Retype the lines beneath this one, from the first through the line containing "2, 3, 0, 0, 0];". Pictures are left out.
-- BEGIN --
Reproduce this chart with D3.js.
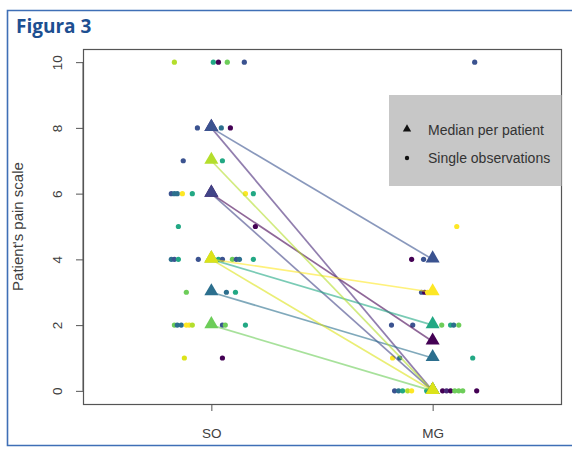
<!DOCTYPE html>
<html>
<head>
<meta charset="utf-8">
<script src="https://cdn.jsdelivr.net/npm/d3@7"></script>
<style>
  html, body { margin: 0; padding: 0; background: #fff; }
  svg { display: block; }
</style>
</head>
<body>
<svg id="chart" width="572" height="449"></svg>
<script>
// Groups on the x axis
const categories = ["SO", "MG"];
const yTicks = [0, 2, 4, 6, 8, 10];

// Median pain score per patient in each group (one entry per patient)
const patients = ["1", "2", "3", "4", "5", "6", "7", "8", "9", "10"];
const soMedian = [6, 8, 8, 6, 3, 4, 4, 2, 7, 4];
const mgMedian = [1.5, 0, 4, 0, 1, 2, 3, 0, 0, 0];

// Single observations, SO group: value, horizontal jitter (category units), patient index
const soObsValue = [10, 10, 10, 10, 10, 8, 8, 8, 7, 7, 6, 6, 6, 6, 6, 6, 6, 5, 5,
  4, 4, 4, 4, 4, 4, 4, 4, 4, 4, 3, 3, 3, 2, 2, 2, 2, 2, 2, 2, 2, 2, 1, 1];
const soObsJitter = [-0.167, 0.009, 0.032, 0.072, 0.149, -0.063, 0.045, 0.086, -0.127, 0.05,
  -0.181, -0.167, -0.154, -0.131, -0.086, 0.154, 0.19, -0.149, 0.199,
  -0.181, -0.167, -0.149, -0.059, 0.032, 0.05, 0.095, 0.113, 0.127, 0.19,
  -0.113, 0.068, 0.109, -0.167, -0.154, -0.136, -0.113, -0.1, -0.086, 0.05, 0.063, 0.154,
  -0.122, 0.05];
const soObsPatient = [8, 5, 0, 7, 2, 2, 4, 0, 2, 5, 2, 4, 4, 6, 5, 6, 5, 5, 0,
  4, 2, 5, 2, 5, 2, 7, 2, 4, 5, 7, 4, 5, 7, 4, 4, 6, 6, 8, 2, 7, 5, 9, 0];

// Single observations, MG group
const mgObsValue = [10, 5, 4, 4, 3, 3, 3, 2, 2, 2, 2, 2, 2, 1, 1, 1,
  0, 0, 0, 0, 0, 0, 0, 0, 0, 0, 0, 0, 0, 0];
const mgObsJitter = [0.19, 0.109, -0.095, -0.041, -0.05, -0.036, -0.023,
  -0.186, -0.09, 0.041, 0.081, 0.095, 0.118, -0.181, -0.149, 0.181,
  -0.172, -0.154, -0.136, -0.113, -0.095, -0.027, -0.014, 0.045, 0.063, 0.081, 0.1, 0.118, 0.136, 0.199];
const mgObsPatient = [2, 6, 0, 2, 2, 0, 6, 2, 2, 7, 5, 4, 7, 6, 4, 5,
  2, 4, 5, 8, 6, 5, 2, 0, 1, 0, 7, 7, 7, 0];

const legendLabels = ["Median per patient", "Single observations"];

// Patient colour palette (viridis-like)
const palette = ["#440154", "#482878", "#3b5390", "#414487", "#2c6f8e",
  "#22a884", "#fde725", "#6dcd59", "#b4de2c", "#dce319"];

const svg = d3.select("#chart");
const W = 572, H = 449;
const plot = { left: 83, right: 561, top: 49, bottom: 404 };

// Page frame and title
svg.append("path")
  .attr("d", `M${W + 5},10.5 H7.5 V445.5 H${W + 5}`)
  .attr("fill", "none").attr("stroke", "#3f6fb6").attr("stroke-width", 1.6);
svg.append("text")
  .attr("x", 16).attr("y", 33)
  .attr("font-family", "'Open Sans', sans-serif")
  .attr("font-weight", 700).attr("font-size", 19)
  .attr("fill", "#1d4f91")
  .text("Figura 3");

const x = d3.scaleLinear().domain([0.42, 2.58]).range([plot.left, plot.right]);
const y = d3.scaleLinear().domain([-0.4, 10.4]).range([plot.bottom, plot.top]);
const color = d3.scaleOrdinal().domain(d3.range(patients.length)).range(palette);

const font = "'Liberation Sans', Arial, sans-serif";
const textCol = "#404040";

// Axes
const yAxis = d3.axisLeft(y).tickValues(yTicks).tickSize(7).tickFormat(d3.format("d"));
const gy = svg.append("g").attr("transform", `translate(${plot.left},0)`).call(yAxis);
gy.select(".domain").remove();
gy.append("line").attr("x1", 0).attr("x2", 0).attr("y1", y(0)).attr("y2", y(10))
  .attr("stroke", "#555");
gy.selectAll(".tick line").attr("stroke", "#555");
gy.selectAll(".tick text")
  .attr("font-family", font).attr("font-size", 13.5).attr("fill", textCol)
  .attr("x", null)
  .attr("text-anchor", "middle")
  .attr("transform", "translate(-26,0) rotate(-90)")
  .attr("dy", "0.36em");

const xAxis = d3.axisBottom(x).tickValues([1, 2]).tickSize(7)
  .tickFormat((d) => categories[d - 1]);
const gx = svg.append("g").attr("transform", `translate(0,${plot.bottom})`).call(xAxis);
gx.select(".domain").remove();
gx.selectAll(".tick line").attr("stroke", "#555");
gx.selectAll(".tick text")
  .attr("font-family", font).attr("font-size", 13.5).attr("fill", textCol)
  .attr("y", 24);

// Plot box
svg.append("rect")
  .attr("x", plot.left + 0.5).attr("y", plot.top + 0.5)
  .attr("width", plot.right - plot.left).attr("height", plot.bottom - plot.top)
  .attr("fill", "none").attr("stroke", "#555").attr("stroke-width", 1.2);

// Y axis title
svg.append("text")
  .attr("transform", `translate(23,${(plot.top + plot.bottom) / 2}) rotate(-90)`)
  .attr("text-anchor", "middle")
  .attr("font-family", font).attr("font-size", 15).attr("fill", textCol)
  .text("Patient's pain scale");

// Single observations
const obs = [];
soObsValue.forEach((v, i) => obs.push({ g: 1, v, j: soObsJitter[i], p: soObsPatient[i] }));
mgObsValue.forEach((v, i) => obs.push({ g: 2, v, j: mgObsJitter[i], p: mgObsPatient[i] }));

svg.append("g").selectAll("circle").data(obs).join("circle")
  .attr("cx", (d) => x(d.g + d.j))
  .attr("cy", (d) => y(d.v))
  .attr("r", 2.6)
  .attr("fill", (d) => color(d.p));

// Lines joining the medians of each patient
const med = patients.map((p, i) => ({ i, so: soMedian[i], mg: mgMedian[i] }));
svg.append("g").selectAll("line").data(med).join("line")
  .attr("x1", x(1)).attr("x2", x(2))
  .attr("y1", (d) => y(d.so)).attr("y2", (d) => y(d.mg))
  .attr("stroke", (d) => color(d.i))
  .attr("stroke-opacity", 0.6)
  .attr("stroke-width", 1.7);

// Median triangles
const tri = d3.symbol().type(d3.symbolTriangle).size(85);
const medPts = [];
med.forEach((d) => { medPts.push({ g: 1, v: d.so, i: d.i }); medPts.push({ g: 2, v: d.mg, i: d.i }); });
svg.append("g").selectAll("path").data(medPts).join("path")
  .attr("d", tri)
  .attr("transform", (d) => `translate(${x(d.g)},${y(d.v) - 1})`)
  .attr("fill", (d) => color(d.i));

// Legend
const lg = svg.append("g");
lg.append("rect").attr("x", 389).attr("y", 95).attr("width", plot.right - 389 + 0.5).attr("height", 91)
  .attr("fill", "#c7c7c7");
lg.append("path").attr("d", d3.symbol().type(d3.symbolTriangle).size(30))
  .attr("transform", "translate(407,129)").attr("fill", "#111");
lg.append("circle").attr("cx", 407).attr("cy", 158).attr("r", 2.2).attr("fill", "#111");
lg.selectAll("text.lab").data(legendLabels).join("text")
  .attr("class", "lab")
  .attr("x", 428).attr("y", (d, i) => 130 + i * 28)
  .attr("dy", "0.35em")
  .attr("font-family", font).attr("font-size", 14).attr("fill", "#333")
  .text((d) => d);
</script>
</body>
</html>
-- END --
» **Solution below**:
Reproduce this chart with D3.js.
<!DOCTYPE html>
<html>
<head>
<meta charset="utf-8">
<script src="https://cdn.jsdelivr.net/npm/d3@7"></script>
<style>
  html, body { margin: 0; padding: 0; background: #fff; }
  svg { display: block; }
</style>
</head>
<body>
<svg id="chart" width="572" height="449"></svg>
<script>
// Groups on the x axis
const categories = ["SO", "MG"];
const yTicks = [0, 2, 4, 6, 8, 10];

// Median pain score per patient in each group (one entry per patient)
const patients = ["1", "2", "3", "4", "5", "6", "7", "8", "9", "10"];
const soMedian = [6, 8, 8, 6, 3, 4, 4, 2, 7, 4];
const mgMedian = [1.5, 0, 4, 0, 1, 2, 3, 0, 0, 0];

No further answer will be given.